[Charts and diagrams as code]
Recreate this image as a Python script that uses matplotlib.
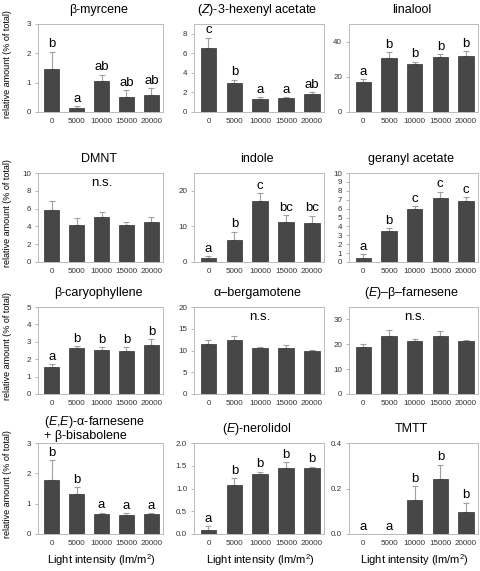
import matplotlib
matplotlib.use("Agg")
import matplotlib.pyplot as plt
import numpy as np

plt.rcParams['font.family'] = ['Liberation Sans', 'DejaVu Sans']
plt.rcParams['mathtext.fontset'] = 'custom'
plt.rcParams['mathtext.rm'] = 'Liberation Sans'
plt.rcParams['mathtext.it'] = 'Liberation Sans:italic'

categories = ["0", "5000", "10000", "15000", "20000"]

titles = ["β-myrcene", "($\\mathit{Z}$)-3-hexenyl acetate", "linalool",
          "DMNT", "indole", "geranyl acetate",
          "β-caryophyllene", "α–bergamotene", "($\\mathit{E}$)–β–farnesene",
          "", "($\\mathit{E}$)-nerolidol", "TMTT"]

means = [
    [1.47, 0.13, 1.05, 0.52, 0.57],
    [6.5, 3.0, 1.3, 1.4, 1.85],
    [17.0, 30.5, 27.0, 31.5, 32.0],
    [5.8, 4.2, 5.1, 4.15, 4.45],
    [1.0, 6.3, 17.0, 11.2, 10.9],
    [0.5, 3.5, 6.0, 7.2, 6.8],
    [1.55, 2.65, 2.55, 2.5, 2.8],
    [11.6, 12.4, 10.6, 10.5, 9.9],
    [18.8, 23.5, 21.3, 23.3, 21.3],
    [1.77, 1.33, 0.67, 0.63, 0.66],
    [0.08, 1.08, 1.32, 1.46, 1.44],
    [0.0, 0.0, 0.148, 0.24, 0.098],
]
errors = [
    [0.58, 0.07, 0.22, 0.23, 0.25],
    [1.1, 0.3, 0.2, 0.1, 0.15],
    [1.5, 3.5, 1.5, 1.5, 2.5],
    [1.0, 0.8, 0.5, 0.35, 0.6],
    [0.6, 2.2, 2.3, 1.9, 2.1],
    [0.4, 0.3, 0.3, 0.7, 0.5],
    [0.17, 0.1, 0.15, 0.18, 0.35],
    [0.7, 0.9, 0.3, 0.7, 0.3],
    [1.5, 2.3, 1.0, 2.0, 0.6],
    [0.66, 0.22, 0.03, 0.05, 0.03],
    [0.09, 0.15, 0.05, 0.12, 0.04],
    [0.0, 0.0, 0.062, 0.065, 0.04],
]
letters = [
    ["b", "a", "ab", "ab", "ab"],
    ["c", "b", "a", "a", "ab"],
    ["a", "b", "b", "b", "b"],
    None,
    ["a", "b", "c", "bc", "bc"],
    ["a", "b", "c", "c", "c"],
    ["a", "b", "b", "b", "b"],
    None,
    None,
    ["b", "b", "a", "a", "a"],
    ["a", "b", "b", "b", "b"],
    ["a", "a", "b", "b", "b"],
]
ylims = [3, 9, 50, 10, 25, 10, 5, 20, 35, 3, 2, 0.4]
yticks = [
    [0, 1, 2, 3], [0, 2, 4, 6, 8], [0, 20, 40],
    list(range(0, 11, 2)), [0, 10, 20], list(range(0, 11)),
    list(range(0, 6)), [0, 5, 10, 15, 20], [0, 10, 20, 30],
    [0, 1, 2, 3], [0.0, 0.5, 1.0, 1.5, 2.0], [0.0, 0.2, 0.4],
]
ytickfmt = ["{:g}"] * 10 + ["{:.1f}", "{:.1f}"]

W, H = 480, 571
fig = plt.figure(figsize=(W / 100, H / 100), dpi=100)

cols = [(38, 163), (194, 324), (349, 478)]
rows = [(24, 112), (173, 262), (307, 394), (443, 534)]

x = np.arange(len(categories))
for i in range(12):
    r, c = divmod(i, 3)
    l, rr = cols[c]
    t, b = rows[r]
    ax = fig.add_axes([l / W, 1 - b / H, (rr - l) / W, (b - t) / H])
    ax.bar(x, means[i], width=0.6, color='#474747', edgecolor='#333333', linewidth=0.5, zorder=2)
    err = np.array(errors[i])
    ax.errorbar(x, means[i], yerr=[np.zeros_like(err), err], fmt='none',
                ecolor='#a0a0a0', elinewidth=0.8, capsize=2.3, capthick=0.8, zorder=1)
    ax.set_xlim(-0.56, 4.47)
    ax.set_ylim(0, ylims[i])
    ax.set_yticks(yticks[i])
    ax.set_yticklabels([ytickfmt[i].format(v) for v in yticks[i]])
    ax.set_xticks(x)
    ax.set_xticklabels(categories)
    ax.tick_params(axis='x', length=0, labelsize=5.8, pad=4, colors='#333333')
    ax.tick_params(axis='y', length=2, width=0.5, labelsize=5.8, pad=3, colors='#333333', color='#999999')
    for s in ax.spines.values():
        s.set_color('#bbbbbb')
        s.set_linewidth(0.7)
    if letters[i] is not None:
        for j in range(5):
            ax.annotate(letters[i][j], (x[j], means[i][j] + errors[i][j]),
                        xytext=(0, 1), textcoords='offset points',
                        ha='center', va='bottom', fontsize=9.5)
    else:
        ax.text(2, ylims[i] * 0.89, "n.s.", ha='center', va='center', fontsize=9.5)
    cx = (l + rr) / 2 - 2
    if titles[i]:
        fig.text(cx / W, 1 - (t - 14) / H, titles[i], ha='center', va='center', fontsize=9)
    if c == 0:
        fig.text(8 / W, 1 - ((t + b) / 2 - 4) / H, "relative amount (% of total)",
                 rotation=90, ha='center', va='center', fontsize=6.5)
    if r == 3:
        fig.text((cx + 3) / W, 1 - 560 / H, "Light intensity (lm/m$^2$)",
                 ha='center', va='center', fontsize=8)

fig.text(44 / W, 1 - 422 / H, "($\\mathit{E}$,$\\mathit{E}$)-α-farnesene", ha='left', va='center', fontsize=9)
fig.text(44 / W, 1 - 436 / H, "+ β-bisabolene", ha='left', va='center', fontsize=9)

fig.savefig("out.png", dpi=100, facecolor='white')
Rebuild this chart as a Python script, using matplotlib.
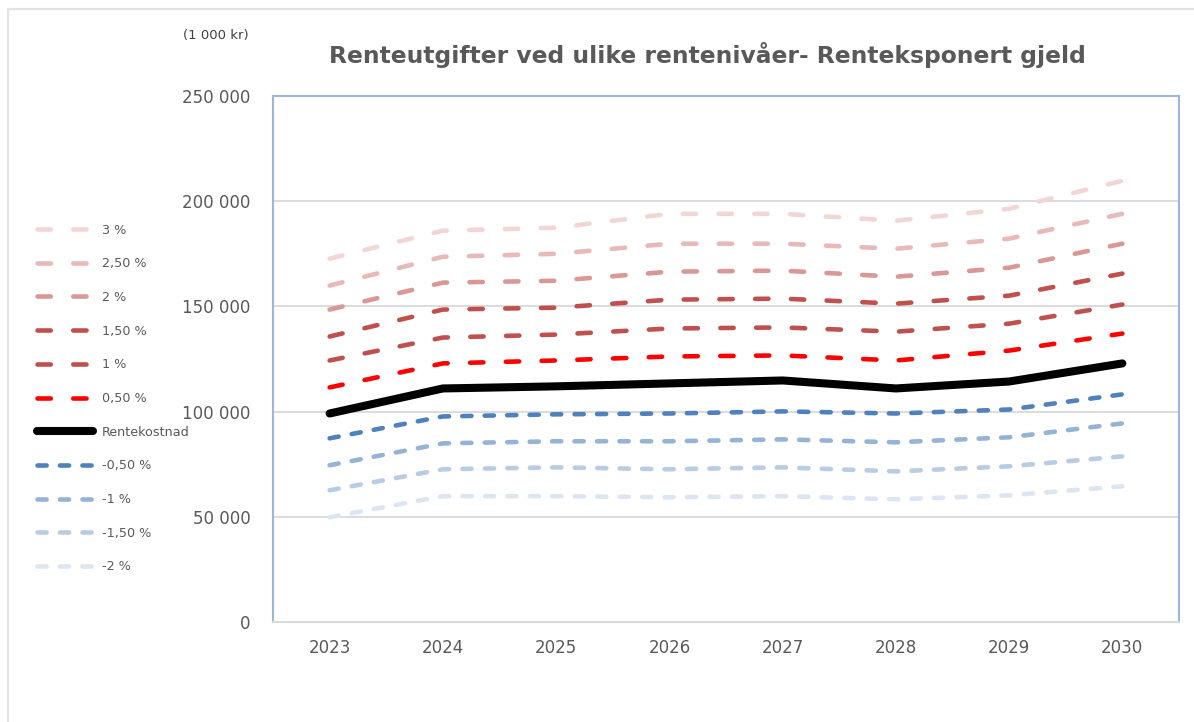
import matplotlib
matplotlib.use("Agg")
import matplotlib.pyplot as plt
from matplotlib.patches import Rectangle
from matplotlib.ticker import FuncFormatter

# Data (1 000 kr)
years = [2023, 2024, 2025, 2026, 2027, 2028, 2029, 2030]

p3_00 = [172.7, 186.0, 187.4, 194.0, 194.0, 190.7, 196.4, 209.7]
p2_50 = [159.9, 173.6, 175.0, 179.8, 179.8, 177.4, 182.2, 194.0]
p2_00 = [148.5, 161.3, 162.2, 166.5, 167.0, 164.1, 168.4, 179.8]
p1_50 = [135.7, 148.5, 149.4, 153.2, 153.7, 151.3, 155.1, 165.6]
p1_00 = [124.3, 135.2, 136.6, 139.5, 140.0, 138.0, 141.8, 150.9]
p0_50 = [111.5, 122.9, 124.3, 126.2, 126.7, 124.3, 129.0, 137.1]
rentekostnad = [99.1, 111.0, 112.0, 113.4, 114.8, 111.0, 114.3, 122.9]
m0_50 = [87.3, 97.7, 98.7, 99.1, 100.1, 99.1, 101.0, 108.2]
m1_00 = [74.5, 84.9, 85.9, 85.9, 86.8, 85.4, 87.8, 94.4]
m1_50 = [62.6, 72.6, 73.5, 72.6, 73.5, 71.6, 74.0, 78.7]
m2_00 = [49.8, 59.8, 59.8, 59.3, 59.8, 58.3, 60.2, 64.5]

labels = ["3 %", "2,50 %", "2 %", "1,50 %", "1 %", "0,50 %",
          "Rentekostnad", "-0,50 %", "-1 %", "-1,50 %", "-2 %"]
series = [p3_00, p2_50, p2_00, p1_50, p1_00, p0_50,
          rentekostnad, m0_50, m1_00, m1_50, m2_00]
farger = ["#f2d6d6", "#e8b9b9", "#d99796", "#c0504d", "#c0504d", "#ff0000",
          "#000000", "#4f81bd", "#95b3d7", "#b8cce4", "#dce6f2"]

tekst = "#595959"

fig = plt.figure(figsize=(11.94, 7.22), dpi=100)
ax = fig.add_axes([273 / 1194, 1 - 622 / 722, 906 / 1194, 526 / 722])

for navn, verdier, farge in zip(labels, series, farger):
    y = [v * 1000 for v in verdier]
    if navn == "Rentekostnad":
        ax.plot(years, y, color=farge, lw=5.8, solid_capstyle="round",
                solid_joinstyle="round", label=navn, zorder=5)
    elif navn.startswith("-"):
        ax.plot(years, y, color=farge, lw=3.3, dashes=(2.0, 2.9),
                dash_capstyle="round", label=navn, zorder=4)
    else:
        ax.plot(years, y, color=farge, lw=3.3, dashes=(2.9, 4.9),
                dash_capstyle="round", label=navn, zorder=4)

ax.set_xlim(2022.5, 2030.5)
ax.set_ylim(0, 250000)
ax.set_xticks(years)
ax.set_yticks(range(0, 250001, 50000))
ax.yaxis.set_major_formatter(FuncFormatter(lambda v, p: f"{int(v):,}".replace(",", " ")))
ax.tick_params(axis="both", length=0, labelsize=12, colors=tekst)
ax.tick_params(axis="y", pad=16)
ax.tick_params(axis="x", pad=12)
ax.grid(axis="y", color="#d9d9d9", lw=1.3)
ax.set_axisbelow(True)
for side in ["left", "top", "right"]:
    ax.spines[side].set_color("#9db7d8")
    ax.spines[side].set_linewidth(1.5)
ax.spines["bottom"].set_color("#d9d9d9")
ax.spines["bottom"].set_linewidth(1.5)

fig.text(707 / 1194, 1 - 55 / 722, "Renteutgifter ved ulike rentenivåer- Renteksponert gjeld",
         ha="center", va="center", fontsize=16.8, fontweight="bold", color=tekst)
fig.text(183 / 1194, 1 - 35 / 722, "(1 000 kr)", ha="left", va="center",
         fontsize=9.5, color="#404040")

leg = fig.legend(loc="upper left", bbox_to_anchor=(25 / 1194, 1 - 212 / 722),
                 frameon=False, fontsize=9.2, handlelength=4.4,
                 handletextpad=0.7, labelspacing=1.62, labelcolor=tekst)

# ytre ramme
fig.patches.append(Rectangle((8 / 1194, -0.1), 1.2, 1 - 9 / 722 + 0.1,
                             transform=fig.transFigure, fill=False,
                             edgecolor="#e3e3e3", lw=1.6))

fig.savefig("out.png", dpi=100)
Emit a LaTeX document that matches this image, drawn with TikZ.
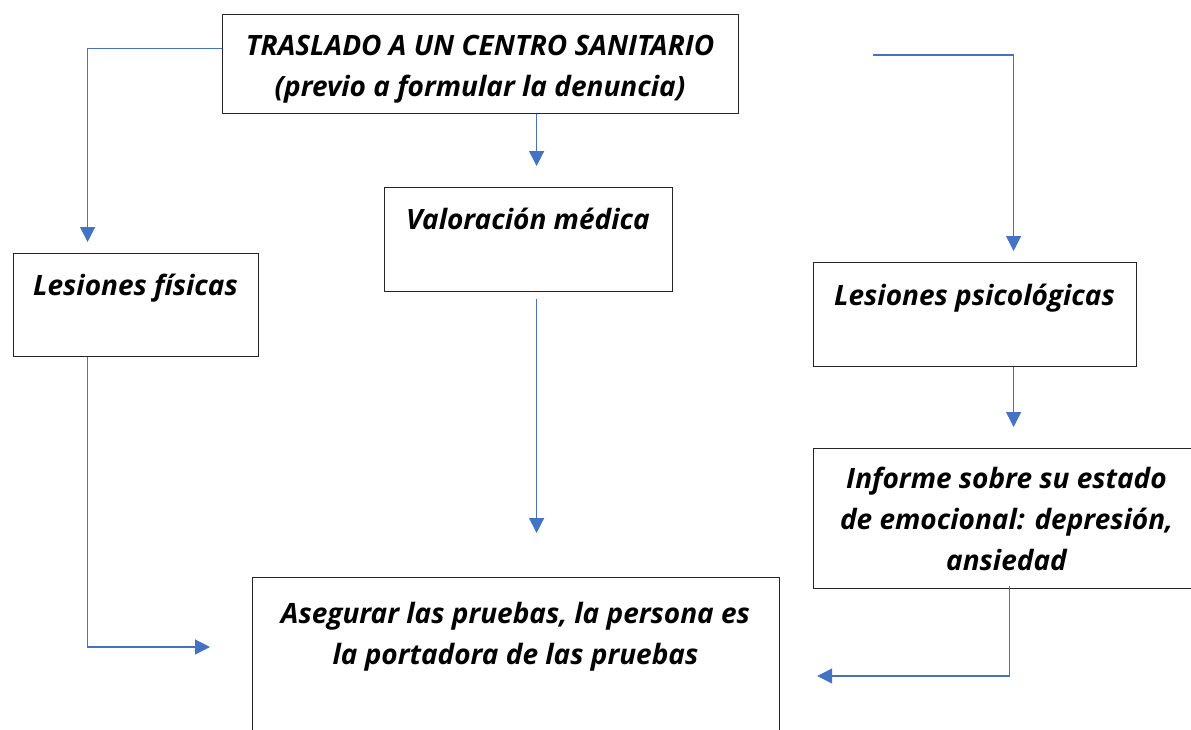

EXERCISE TASK: Across all the entries, count the lines that contain the word "script" and give the number by itself.

ANSWER TO THIS TASK: 2